Calculate the mass of the walls, floor, roof and any baffle walls (concrete: 2400 kg/m^{3}; brickwork: 1500 kg/m^{3}). Measure the volume of the tank (outside dimensions) between the highest groundwater level and the bottom of the tank. Multiply the volume by the density of water (1000 kg/m^{3}). This gives the mass of water displaced.
If the mass of water displaced is greater than the total mass of the empty septic tank then the tank may float. This can be prevented by increasing the mass of the structure (e.g., by increasing the thickness of the floor or walls) or reducing the amount of the tank that is below the water table.
Soil pressure
For large tanks, such as for a school or a number of houses, it is necessary to check that the side walls of the tank are not likely to collapse owing to the outside soil and water pressure. This is most likely when the tank is empty. Such a calculation is beyond the scope of this book, and reference should be made to a manual on reinforced concrete or masonry design.
Example 8.5
Design a septic tank for a household having five occupants in a mediumdensity housing area in which the houses have full plumbing. Only WC wastes go to the septic tank, and paper is used for anal cleaning.

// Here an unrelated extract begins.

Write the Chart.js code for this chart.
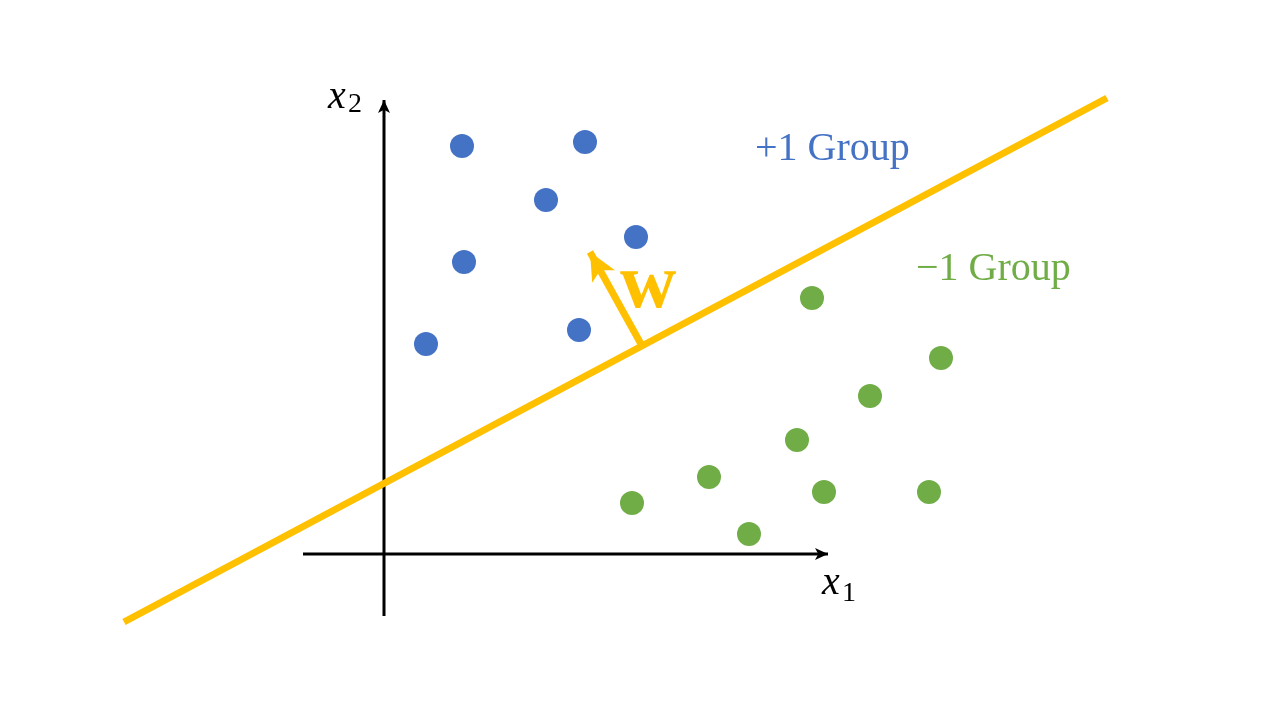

The ambient temperature is more than 10°C throughout the year.
Stage 1
Daily volume of liquid
A = P × q
If the WC has a 10litre cistern and each person flushes it four times a day, the sewage flow q = 4 × 10 = 40 litres per person per day and A = 5 × 40 = 200 litres.
Stage 2
Volume for sludge and scum
B = P × N × F × S
Assume N is 3 years; from Table 6.2, F = 1.0; as only WC wastes go to septic tank S = 25 litres per person per year.
So
B 
= 5 × 3 × 1.0 × 25 

= 375 litres 
Stage 3
Total tank volume V 
= A + B 

= 200 + 375 

= 575 l (0.575 m^{3}) 
As this is less than the minimum recommended volume of 1.0 m^{3}, the dimensions for the minimum volume should be calculated.
Stage 4
Assume liquid depth = 1.5 m.
Assume tank width is W m.
Assume two compartments:
length of first 
= 2W 
length of second 
= W 
Volume of tank 
= 1.5 × (2W + W) × W 

= 4.5 W^{2} 
If 4.5 W^{2}= 1.0 m^{3},
then W = 0.47 m
As this is less than the recommended minimum width of 0.6 m, assume W = 0.6 m.
Length of first compartment (2W) = 1.2 m
Length of second compartment (W) = 0.6 m
Depth of tank from floor to soffit of cover slab
= 1.5 m (liquid depth) + 0.3 m (freeboard)
= 1.8 m
The tank volume (excluding freeboard) is:
(1.2 + 0.6) × 0.6 × 1.5 = 1.62 m^{3}
which is larger than the required volume calculated in stage 3. This is no disadvantage; in practice the minimum retention time will be greater than 24 hours or the tank will provide longer service than three years before requiring desludging.